Using batting average instead of on-base percentage is like sending out RSVPs without asking how many guests are in the party. Sure you'll get some idea of how many times the player reaches base, but you're likely missing a big part of the picture. On-base percentage includes hits, batting average does not include walks or hit by pitches or anything else that involves you stepping on first outside of a hit.

For example last year Alfonso Soriano hit .299 while B.J. Upton hit .300. Solely using batting average we assume Upton got on base more than Soriano, but only be a hit or two at most, when we look at the on-base percentages we see Soriano only reached based at a .337 average while Upton did so for a .386 average. On the surface the two are presented as near equals by batting average, but when on-base percentage is implanted into our decision making process we see that Upton is well above average while Soriano is actually below league average despite having a good batting average.

A batter has to get hits in order to have a good on-base percentage, but a batter must also get walks.

But hits are important you say, why yes my Hindu friend, but, and there's always one, slugging percentage will not only tell you if a player gets hits, but, and get this, whether his hits are worthwhile or not. While batting average and on-base percentage are on a 0-1.000 scale, slugging percentage actually extends to 4.000, think one at-bat, one homerun, with the formula being Total Bases/At-Bats we get 4.000.
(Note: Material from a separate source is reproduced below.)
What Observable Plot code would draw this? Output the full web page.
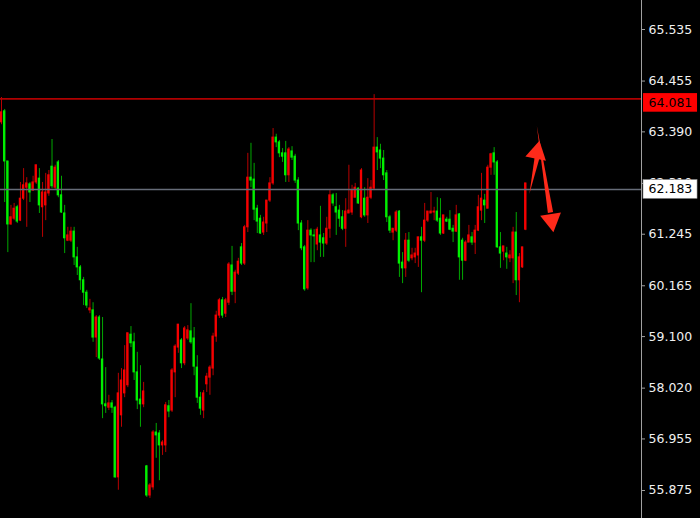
<!DOCTYPE html>
<html><head><meta charset="utf-8">
<script src="https://cdn.jsdelivr.net/npm/d3@7"></script>
<script src="https://cdn.jsdelivr.net/npm/@observablehq/plot@0.6"></script>
<style>html,body{margin:0;padding:0;background:#000;} #chart{width:700px;height:518px;overflow:hidden;background:#000}</style>
</head><body><div id="chart"></div>
<script>
const open = [63.80,62.77,61.45,61.60,61.78,61.51,61.99,62.27,62.31,62.12,62.33,62.69,61.85,62.12,62.12,62.48,62.25,62.64,62.06,61.70,
61.16,61.22,61.30,60.76,60.55,60.28,60.02,59.75,59.69,59.08,59.50,58.64,57.68,57.64,57.70,57.61,56.15,57.91,58.18,58.39,
59.17,58.96,58.35,57.76,57.68,57.95,55.77,55.98,57.09,57.03,56.82,56.88,57.66,57.53,58.39,58.89,59.35,58.54,59.27,59.23,
58.98,58.47,57.82,57.59,57.91,58.26,58.45,59.10,59.54,59.86,59.54,59.86,60.61,60.04,60.44,60.67,60.63,61.39,62.43,62.37,
61.76,61.51,61.26,61.49,61.95,62.31,63.27,63.17,62.94,62.87,62.48,63.02,62.85,62.37,61.47,60.95,60.09,61.32,61.22,61.20,
61.34,61.07,61.05,61.36,62.06,61.89,61.70,61.57,61.36,61.72,61.74,62.16,62.22,61.89,62.58,61.64,62.01,62.22,63.06,62.96,
62.83,62.48,61.60,61.32,61.36,61.70,60.63,60.53,61.11,60.69,60.80,60.84,61.18,61.11,61.53,61.72,61.72,61.72,61.53,61.26,
61.64,61.51,61.34,61.30,61.64,60.76,60.69,61.07,61.22,61.07,61.32,61.81,61.99,61.85,62.64,62.92,62.75,60.97,60.84,60.99,
60.76,60.80,61.28,60.28,60.76,60.97,62.31];
const high = [64.11,63.86,62.77,61.85,61.89,61.85,62.33,62.62,62.43,62.33,62.46,62.69,62.62,62.33,62.52,62.58,63.23,62.69,62.79,62.46,
61.85,61.39,61.39,61.39,60.97,60.59,60.34,60.07,59.88,59.81,59.54,59.54,59.50,58.45,57.87,57.76,57.64,58.33,58.43,58.91,
59.17,59.31,59.17,58.77,58.49,58.14,56.40,56.02,57.13,57.28,57.13,56.92,57.72,57.76,58.43,58.93,59.35,59.06,59.31,59.33,
59.79,59.29,58.70,57.93,57.97,58.33,58.49,59.17,59.63,59.90,59.92,59.90,60.65,60.99,60.49,60.74,61.05,61.43,62.94,63.15,
62.73,61.85,61.64,61.60,61.95,62.43,63.46,63.34,63.21,63.04,63.19,63.06,63.08,62.92,62.43,61.53,61.01,61.53,61.36,61.34,
61.39,61.83,61.26,61.60,62.16,62.10,62.10,61.85,61.74,61.99,62.69,62.27,62.31,62.22,62.62,62.22,62.41,62.37,64.17,63.27,
63.13,63.00,62.58,61.64,61.36,61.74,61.74,60.86,61.26,61.28,60.95,60.95,61.18,61.39,61.89,61.72,62.12,61.81,62.01,61.99,
61.64,61.60,61.74,61.43,61.85,61.68,61.16,61.11,61.43,61.28,61.43,62.06,62.52,62.08,62.69,62.94,63.06,62.79,61.28,60.99,
60.97,60.90,61.39,61.70,60.84,60.97,62.31];
const low = [63.54,61.91,60.86,61.43,61.53,61.47,61.51,61.95,61.39,61.91,62.14,62.29,61.68,61.18,61.53,62.04,62.20,62.18,62.01,61.68,
60.84,61.09,61.07,60.59,60.38,60.07,59.75,59.69,59.58,58.98,58.66,58.60,57.38,57.49,57.55,57.49,56.13,55.88,57.20,57.82,
58.03,58.87,58.18,57.57,57.20,57.61,55.73,55.71,55.88,56.55,56.08,56.61,56.67,57.40,57.51,57.82,58.75,58.43,58.49,59.02,
58.94,58.28,57.70,57.45,57.38,57.93,57.87,58.28,58.98,59.48,59.48,59.50,59.75,59.96,59.79,60.38,60.59,60.59,61.28,62.22,
61.53,61.26,61.24,61.22,61.28,61.91,62.27,63.06,62.85,62.75,62.33,62.33,62.79,62.31,61.32,60.90,60.05,60.07,60.65,60.65,
60.90,60.76,60.76,61.01,61.16,61.83,61.22,61.39,61.32,60.97,61.68,61.64,62.01,61.87,61.57,61.60,61.47,61.97,62.16,62.58,
62.62,62.37,61.49,61.26,61.11,61.28,60.34,60.21,60.34,60.65,60.69,60.63,60.55,60.02,61.07,61.49,61.68,61.53,61.49,61.22,
61.24,61.49,61.32,61.07,61.28,60.28,60.28,60.67,61.07,61.01,60.82,61.30,61.53,61.47,61.78,62.48,62.48,60.95,60.53,60.69,
60.51,60.65,60.21,59.96,59.81,60.53,61.32];
const close = [63.59,63.82,62.77,61.45,61.57,61.81,61.53,61.99,62.22,62.29,62.16,62.33,62.41,61.81,61.85,62.10,62.66,62.22,62.75,62.06,
61.68,61.11,61.11,61.30,60.76,60.55,60.28,60.02,59.65,59.65,59.08,59.50,58.62,57.68,57.61,57.70,57.61,56.15,57.45,57.91,
58.08,59.14,58.98,58.35,57.78,57.68,56.38,55.77,55.94,57.09,57.07,56.82,56.82,57.64,57.55,58.35,58.87,59.02,58.54,59.06,
59.21,59.06,58.45,57.82,57.55,58.10,58.24,58.43,59.10,59.54,59.86,59.58,59.81,60.59,60.04,60.42,60.97,60.63,61.39,62.43,
62.39,61.78,61.57,61.28,61.47,61.95,62.31,63.27,63.17,62.94,62.94,62.48,62.98,62.87,62.37,61.47,60.97,60.11,61.32,61.22,
61.03,61.22,61.16,61.05,61.36,62.06,61.81,61.74,61.60,61.36,61.68,61.70,62.01,62.20,61.60,61.99,61.64,62.01,62.20,63.06,
63.00,62.83,62.52,61.60,61.28,61.32,61.72,60.65,60.53,61.11,60.74,60.76,60.80,61.18,61.11,61.53,61.68,61.70,61.72,61.57,
61.26,61.55,61.55,61.36,61.30,61.66,61.11,60.69,61.07,61.18,61.07,61.32,61.74,61.95,61.78,62.64,62.94,62.75,60.97,60.88,
60.84,60.74,60.74,61.28,60.28,60.55,61.34];

const yTicks = [65.535, 64.455, 63.390, 62.310, 61.245, 60.165, 59.100, 58.020, 56.955, 55.875];
const resistanceLevel = [64.081];
const lastPriceLevel = [62.183];
// hand-drawn red arrows (bar index, price, direction in degrees)
const arrowHeads = [{i: 169.54, p: 62.955, dir: 12}, {i: 174.16, p: 61.539, dir: 171}];
const arrowShafts = [{i: 169.73, p: 62.895, dir: 192, len: 39}, {i: 173.84, p: 61.70, dir: 351, len: 88}];

const candles = open.map((o, i) => ({i, open: o, high: high[i], low: low[i], close: close[i], up: close[i] > o}));
const upC = candles.filter(d => d.up), dnC = candles.filter(d => !d.up);

const GREEN = "#00f000", RED = "#f50000", GREEN_W = "#00a800", RED_W = "#b80000";
const bodyHalf = 0.37;
const fmt = d3.format(".3f");
const labelX1 = 203.3, labelX2 = 220.4, labelTextX = 204.9, halfH = 0.195;

const bodyMark = (data, fill) => Plot.rect(data, {
  x1: d => d.i - bodyHalf, x2: d => d.i + bodyHalf,
  y1: d => Math.min(d.open, d.close), y2: d => Math.max(d.open, d.close),
  fill, insetTop: -0.5, insetBottom: -0.5
});

const chart = Plot.plot({
  width: 700, height: 518,
  marginLeft: 0, marginRight: 59, marginTop: 0, marginBottom: 0,
  style: {background: "#000", color: "#f0f0f0", fontFamily: "DejaVu Sans", fontSize: "12.5px", overflow: "visible"},
  x: {domain: [-0.317, 202.66], axis: null},
  y: {domain: [55.288, 66.143], axis: null},
  marks: [
    Plot.ruleX(upC, {x: "i", y1: "low", y2: "high", stroke: GREEN_W, strokeWidth: 1}),
    Plot.ruleX(dnC, {x: "i", y1: "low", y2: "high", stroke: RED_W, strokeWidth: 1}),
    bodyMark(upC, GREEN),
    bodyMark(dnC, RED),
    Plot.ruleY(resistanceLevel, {stroke: "#b00000", strokeWidth: 1.6}),
    Plot.ruleY(lastPriceLevel, {stroke: "#666c78", strokeWidth: 1.6}),
    ...arrowShafts.map(a => Plot.vector([a], {x: "i", y: "p", rotate: a.dir, length: a.len, shape: "spike", anchor: "start", r: 2.6, fill: "#ff2a1a", stroke: "none"})),
    Plot.dot(arrowHeads, {x: "i", y: "p", rotate: "dir", symbol: "triangle", r: 7.8, fill: "#ff2a1a", stroke: "none"}),
    Plot.ruleX([202.66], {stroke: "#a0a0a0", strokeWidth: 1}),
    Plot.axisY({anchor: "right", ticks: yTicks, tickFormat: fmt, tickSize: 3, tickPadding: 4, stroke: "#a0a0a0", fill: "#f0f0f0"}),
    Plot.rect(resistanceLevel, {x1: labelX1, x2: labelX2, y1: d => d + halfH, y2: d => d - halfH, fill: "#ff0000", dy: 4}),
    Plot.text(resistanceLevel, {x: labelTextX, y: d => d, text: fmt, textAnchor: "start", fill: "#000", dy: 4}),
    Plot.rect(lastPriceLevel, {x1: labelX1, x2: labelX2, y1: d => d + halfH, y2: d => d - halfH, fill: "#ffffff", stroke: "#9a9a9a", strokeWidth: 0.6}),
    Plot.text(lastPriceLevel, {x: labelTextX, y: d => d, text: fmt, textAnchor: "start", fill: "#000"})
  ]
});
document.getElementById("chart").appendChild(chart);
</script>
</body></html>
Jose Vidro hit .314/.381 for the Mariners in 2007, both good, but his slugging was only .394, below league average (around .423). Nick Swisher hit .262/.381/.455, so while Swisher had less hits, he reached based the same amount, and the hits he did have were usually worth more value in bases than Vidro's. There's a misconception that singles don't affect slugging, but they do, here's an example:

Swisher singles in his first at-bat, raising his total bases from 51 to 52 in his 115th at-bat. Old slugging was .447, new slugging is .452. Yes, Swisher's slugging percentage actually went down, but it makes sense when you really think about it: the formula again is total bases divided by at-bats, essentially slugging tells you the average bases gained per at-bat where as batting average treats every hit equal no matter the base value.

A batter has to get hits in order to have a good slugging percentage, but a batter must also get "higher value" hits..

Of course each hit has its own run value, but that's a post for another time, what we're still dealing with is batting average. You've obviously grown accustomed to the scale or tiers of what is a conceived good or bad batting average, which is why I want to encourage everyone to look towards using Equivalent Average (EqA) when attempting to evaluate a batter. You've seen it used around here before, and it's on the same scale as batting average with league average set at .260.

Speaking of league averages I wanted to include these as perhaps a way for novices to grasp what makes a "good" on-base percentage or slugging percentage:

Stat | 07 Lg Avg | "Good" | "Great" |
---|---|---|---|

BA | 0.270 | 0.300 | 0.400 |

OBP | 0.340 | 0.400 | 0.500 |

SLG | 0.420 | 0.450 | 0.500 |

Any questions?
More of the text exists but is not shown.